DATA BLOCK.
※ ※ ※

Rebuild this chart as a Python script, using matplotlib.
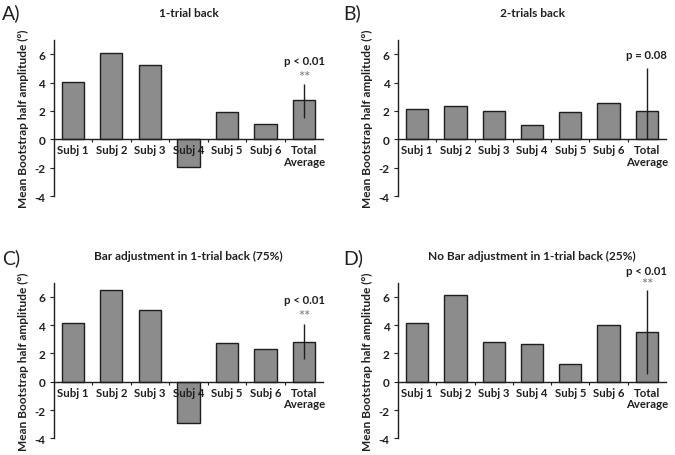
import matplotlib
matplotlib.use("Agg")
import matplotlib.pyplot as plt
import numpy as np

plt.rcParams['font.family'] = ['Lato', 'DejaVu Sans']

categories = ["Subj 1", "Subj 2", "Subj 3", "Subj 4", "Subj 5", "Subj 6", "Total\nAverage"]

vals_a = [4.02, 6.12, 5.27, -1.93, 1.90, 1.10, 2.78]
err_a = [1.30, 1.10]   # lower, upper for Total Average
vals_b = [2.12, 2.38, 2.02, 1.01, 1.95, 2.59, 2.02]
err_b = [2.02, 3.02]
vals_c = [4.14, 6.49, 5.04, -2.89, 2.71, 2.31, 2.78]
err_c = [1.18, 1.29]
vals_d = [4.12, 6.12, 2.82, 2.68, 1.27, 3.98, 3.53]
err_d = [2.99, 2.96]

titles = ["1-trial back", "2-trials back",
          "Bar adjustment in 1-trial back (75%)",
          "No Bar adjustment in 1-trial back (25%)"]
letters = ["A)", "B)", "C)", "D)"]
pvals = ["p < 0.01", "p = 0.08", "p < 0.01", "p < 0.01"]
stars = ["**", "", "**", "**"]
p_y = [5.55, 6.0, 5.77, 7.88]
star_y = [4.4, None, 4.64, 6.86]
yticks = [-4, -2, 0, 2, 4, 6]
ylabel = "Mean Bootstrap half amplitude (°)"

W, H = 675, 456
fig = plt.figure(figsize=(W / 100, H / 100), dpi=100)

# axes rectangles in pixels: left, top(y=7), right, bottom(y=-4)
rects = [(53.5, 41.1, 323.3, 197.0),
         (398.0, 41.1, 666.0, 197.0),
         (53.5, 283.5, 323.3, 439.4),
         (398.0, 283.5, 666.0, 439.4)]
letter_pos = [(2, 13), (343, 13), (2, 258), (343, 258)]

data = [(vals_a, err_a), (vals_b, err_b), (vals_c, err_c), (vals_d, err_d)]
txt = '#231f20'
wt = 'bold'

for i, ((vals, err), (l, t, r, b)) in enumerate(zip(data, rects)):
    ax = fig.add_axes([l / W, 1 - b / H, (r - l) / W, (b - t) / H])
    ax.set_axisbelow(False)
    x = np.arange(len(categories))
    ax.bar(x, vals, width=0.58, color='#8c8c8c', edgecolor='#1e1e1e', linewidth=1.0, zorder=2)
    ax.errorbar([x[-1]], [vals[-1]], yerr=[[err[0]], [err[1]]], fmt='none',
                ecolor='#1e1e1e', elinewidth=1.0, capsize=0, zorder=3)
    ax.set_xlim(-0.5, 6.5)
    ax.set_ylim(-4, 7)
    ax.spines['top'].set_visible(False)
    ax.spines['right'].set_visible(False)
    ax.spines['bottom'].set_position(('data', 0))
    ax.spines['bottom'].set_color('#1e1e1e')
    ax.spines['left'].set_color('#1e1e1e')
    ax.spines['left'].set_linewidth(1.0)
    ax.spines['bottom'].set_linewidth(1.0)
    ax.set_yticks(yticks)
    ax.set_yticklabels([str(v) for v in yticks], fontsize=8.5, color=txt, fontweight=wt)
    ax.tick_params(axis='y', length=3, width=0.8, direction='out', pad=3, colors=txt)
    ax.set_xticks(x)
    ax.set_xticklabels(categories, fontsize=8.2, color=txt, fontweight=wt, linespacing=1.05)
    ax.tick_params(axis='x', which='major', length=0, pad=3.5)
    ax.set_xticks(np.arange(0.5, 6.0, 1.0), minor=True)
    ax.tick_params(axis='x', which='minor', length=2.5, width=0.8, direction='out', colors='#1e1e1e')
    ax.set_ylabel(ylabel, fontsize=8.6, color=txt, fontweight=wt, labelpad=4)
    ax.set_title(titles[i], fontsize=8.6, color=txt, fontweight=wt, pad=17)
    ax.text(x[-1], p_y[i], pvals[i], ha='center', va='center', fontsize=8.2,
            color=txt, fontweight=wt, clip_on=False)
    if stars[i]:
        ax.text(x[-1], star_y[i], stars[i], ha='center', va='center', fontsize=10.5,
                color='#7a7a7a', clip_on=False)
    fig.text(letter_pos[i][0] / W, 1 - letter_pos[i][1] / H, letters[i], fontsize=14,
             color=txt, ha='left', va='center')

fig.savefig("out.png", dpi=100)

※ ※ ※

WHAT TO PRODUCE.
Keep the pictures out of the copy and return the rest of the data above exactly.

THE ANSWER.
Rebuild this chart as a Python script, using matplotlib.
import matplotlib
matplotlib.use("Agg")
import matplotlib.pyplot as plt
import numpy as np

plt.rcParams['font.family'] = ['Lato', 'DejaVu Sans']

categories = ["Subj 1", "Subj 2", "Subj 3", "Subj 4", "Subj 5", "Subj 6", "Total\nAverage"]

vals_a = [4.02, 6.12, 5.27, -1.93, 1.90, 1.10, 2.78]
err_a = [1.30, 1.10]   # lower, upper for Total Average
vals_b = [2.12, 2.38, 2.02, 1.01, 1.95, 2.59, 2.02]
err_b = [2.02, 3.02]
vals_c = [4.14, 6.49, 5.04, -2.89, 2.71, 2.31, 2.78]
err_c = [1.18, 1.29]
vals_d = [4.12, 6.12, 2.82, 2.68, 1.27, 3.98, 3.53]
err_d = [2.99, 2.96]

titles = ["1-trial back", "2-trials back",
          "Bar adjustment in 1-trial back (75%)",
          "No Bar adjustment in 1-trial back (25%)"]
letters = ["A)", "B)", "C)", "D)"]
pvals = ["p < 0.01", "p = 0.08", "p < 0.01", "p < 0.01"]
stars = ["**", "", "**", "**"]
p_y = [5.55, 6.0, 5.77, 7.88]
star_y = [4.4, None, 4.64, 6.86]
yticks = [-4, -2, 0, 2, 4, 6]
ylabel = "Mean Bootstrap half amplitude (°)"

W, H = 675, 456
fig = plt.figure(figsize=(W / 100, H / 100), dpi=100)

# axes rectangles in pixels: left, top(y=7), right, bottom(y=-4)
rects = [(53.5, 41.1, 323.3, 197.0),
         (398.0, 41.1, 666.0, 197.0),
         (53.5, 283.5, 323.3, 439.4),
         (398.0, 283.5, 666.0, 439.4)]
letter_pos = [(2, 13), (343, 13), (2, 258), (343, 258)]

data = [(vals_a, err_a), (vals_b, err_b), (vals_c, err_c), (vals_d, err_d)]
txt = '#231f20'
wt = 'bold'

for i, ((vals, err), (l, t, r, b)) in enumerate(zip(data, rects)):
    ax = fig.add_axes([l / W, 1 - b / H, (r - l) / W, (b - t) / H])
    ax.set_axisbelow(False)
    x = np.arange(len(categories))
    ax.bar(x, vals, width=0.58, color='#8c8c8c', edgecolor='#1e1e1e', linewidth=1.0, zorder=2)
    ax.errorbar([x[-1]], [vals[-1]], yerr=[[err[0]], [err[1]]], fmt='none',
                ecolor='#1e1e1e', elinewidth=1.0, capsize=0, zorder=3)
    ax.set_xlim(-0.5, 6.5)
    ax.set_ylim(-4, 7)
    ax.spines['top'].set_visible(False)
    ax.spines['right'].set_visible(False)
    ax.spines['bottom'].set_position(('data', 0))
    ax.spines['bottom'].set_color('#1e1e1e')
    ax.spines['left'].set_color('#1e1e1e')
    ax.spines['left'].set_linewidth(1.0)
    ax.spines['bottom'].set_linewidth(1.0)
    ax.set_yticks(yticks)
    ax.set_yticklabels([str(v) for v in yticks], fontsize=8.5, color=txt, fontweight=wt)
    ax.tick_params(axis='y', length=3, width=0.8, direction='out', pad=3, colors=txt)
    ax.set_xticks(x)
    ax.set_xticklabels(categories, fontsize=8.2, color=txt, fontweight=wt, linespacing=1.05)
    ax.tick_params(axis='x', which='major', length=0, pad=3.5)
    ax.set_xticks(np.arange(0.5, 6.0, 1.0), minor=True)
    ax.tick_params(axis='x', which='minor', length=2.5, width=0.8, direction='out', colors='#1e1e1e')
    ax.set_ylabel(ylabel, fontsize=8.6, color=txt, fontweight=wt, labelpad=4)
    ax.set_title(titles[i], fontsize=8.6, color=txt, fontweight=wt, pad=17)
    ax.text(x[-1], p_y[i], pvals[i], ha='center', va='center', fontsize=8.2,
            color=txt, fontweight=wt, clip_on=False)
    if stars[i]:
        ax.text(x[-1], star_y[i], stars[i], ha='center', va='center', fontsize=10.5,
                color='#7a7a7a', clip_on=False)
    fig.text(letter_pos[i][0] / W, 1 - letter_pos[i][1] / H, letters[i], fontsize=14,
             color=txt, ha='left', va='center')

fig.savefig("out.png", dpi=100)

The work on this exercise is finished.